Responsibilities
- Design and manage scalable cloud infrastructure on GCP, using Kubernetes and containerization to support demanding machine learning workloads.
- Develop automated workflows for training, evaluating, and releasing ML models using platforms such as Jenkins, GitHub Actions, or Airflow.
- Set up observability systems to detect model drift, performance drops, accuracy changes, and latency issues in live environments.
- Act as a technical liaison between data, machine learning, backend, and frontend teams to enable seamless deployment and operations.
- Establish monitoring solutions that track both system-level metrics like uptime and latency, and ML-specific indicators including feature drift and data distribution changes.
- Enable team-level autonomy by deploying monitoring tools that allow individual groups to oversee their own services.

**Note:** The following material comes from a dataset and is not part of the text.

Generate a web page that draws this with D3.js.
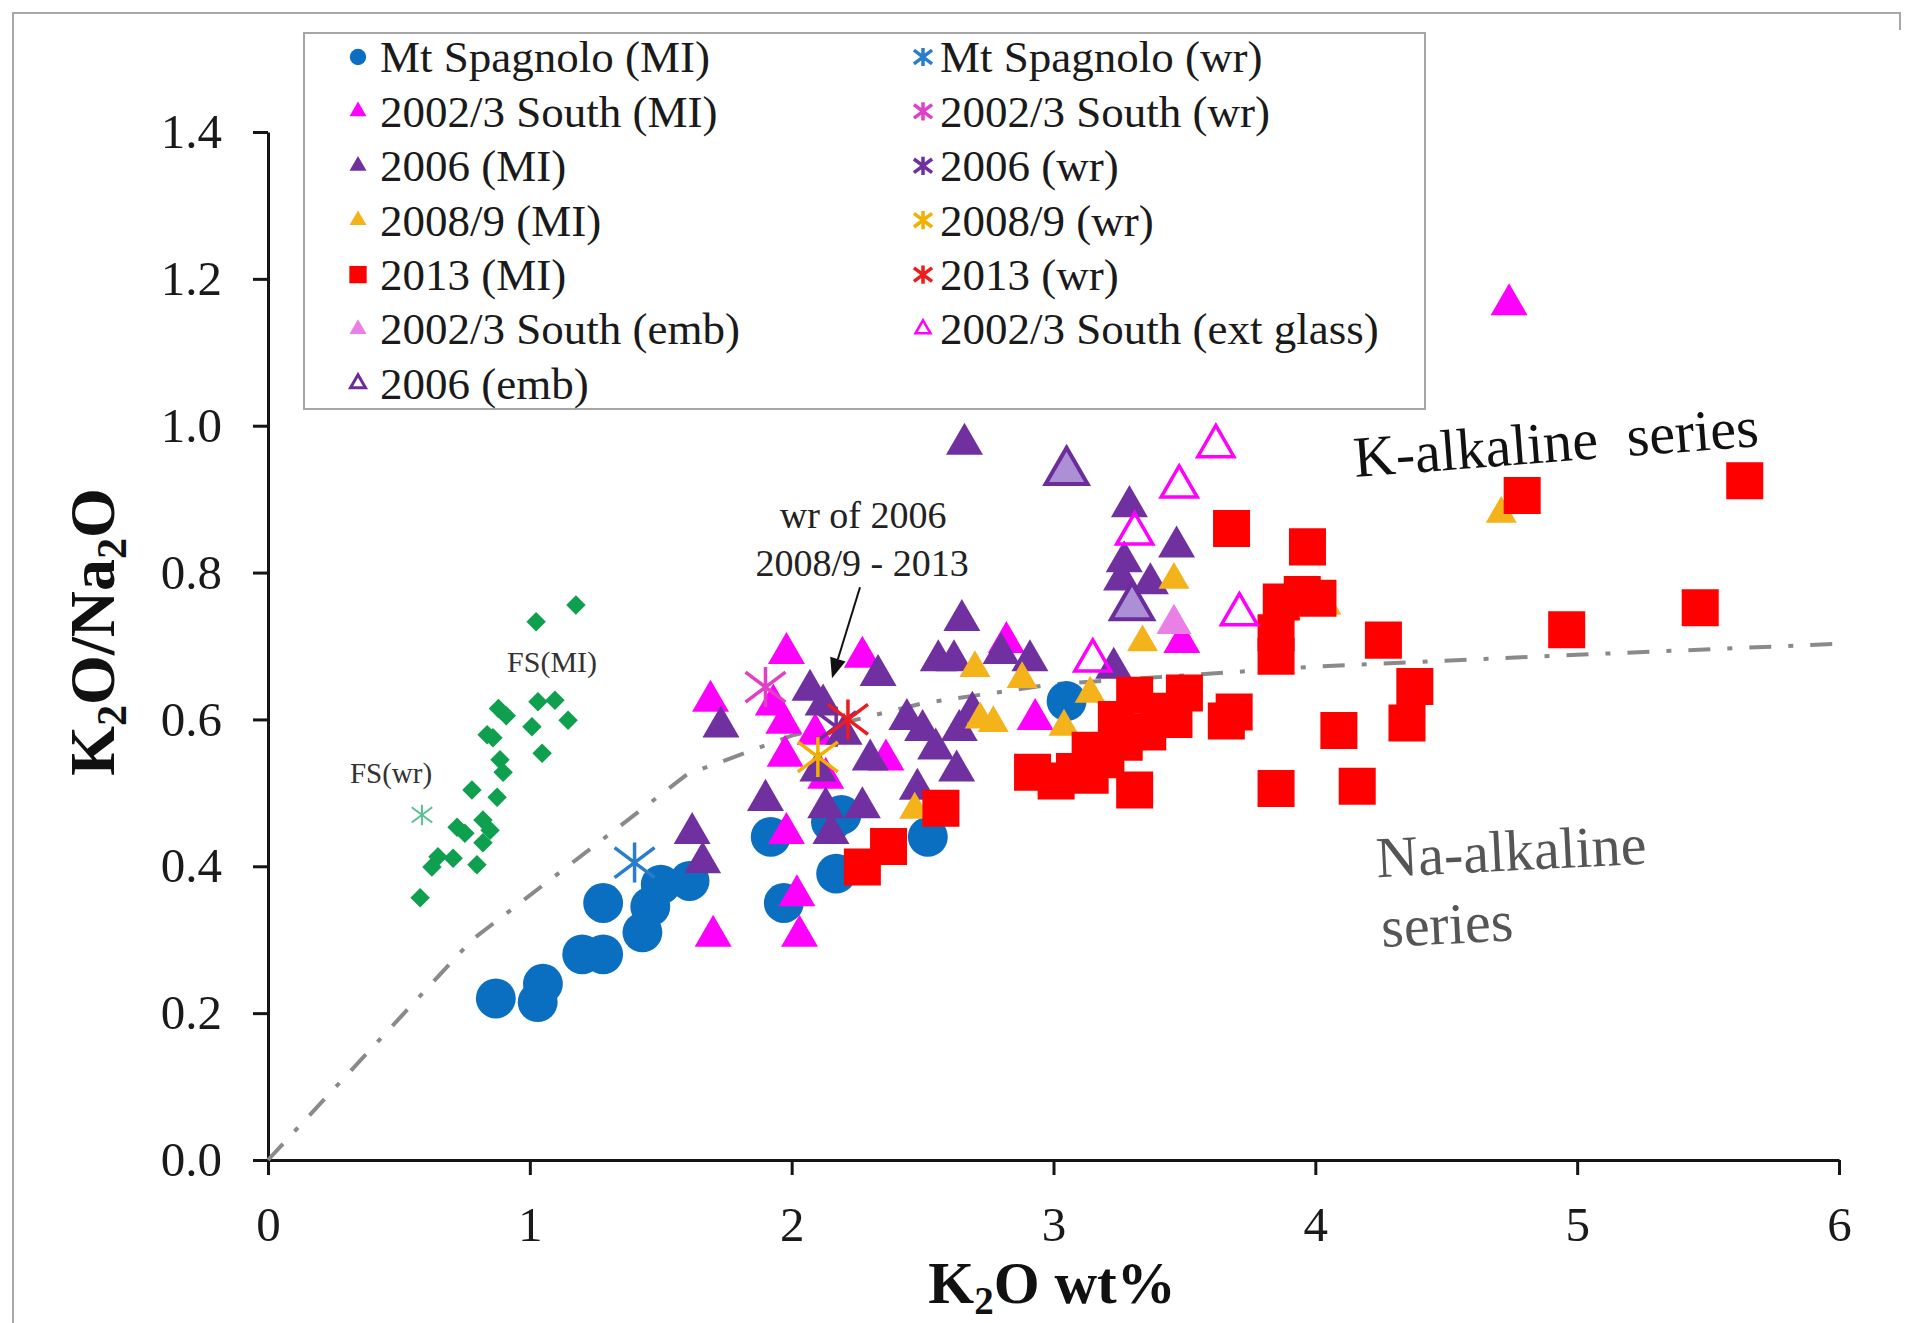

- Take part in on-call duties and help maintain compliance with security standards such as SOC.
Benefits
- Tackle meaningful customer challenges with direct and visible outcomes.
- Operate within a lean and agile environment where individual initiative is recognized and valued.
- Witness the tangible results of your work on a daily basis.
- Grow your expertise by engaging with emerging technologies and markets in a dynamic, high-growth setting.
- Collaborate with skilled professionals in a culture that prioritizes people.
- Be part of a welcoming and respectful workplace that prohibits discrimination and harassment.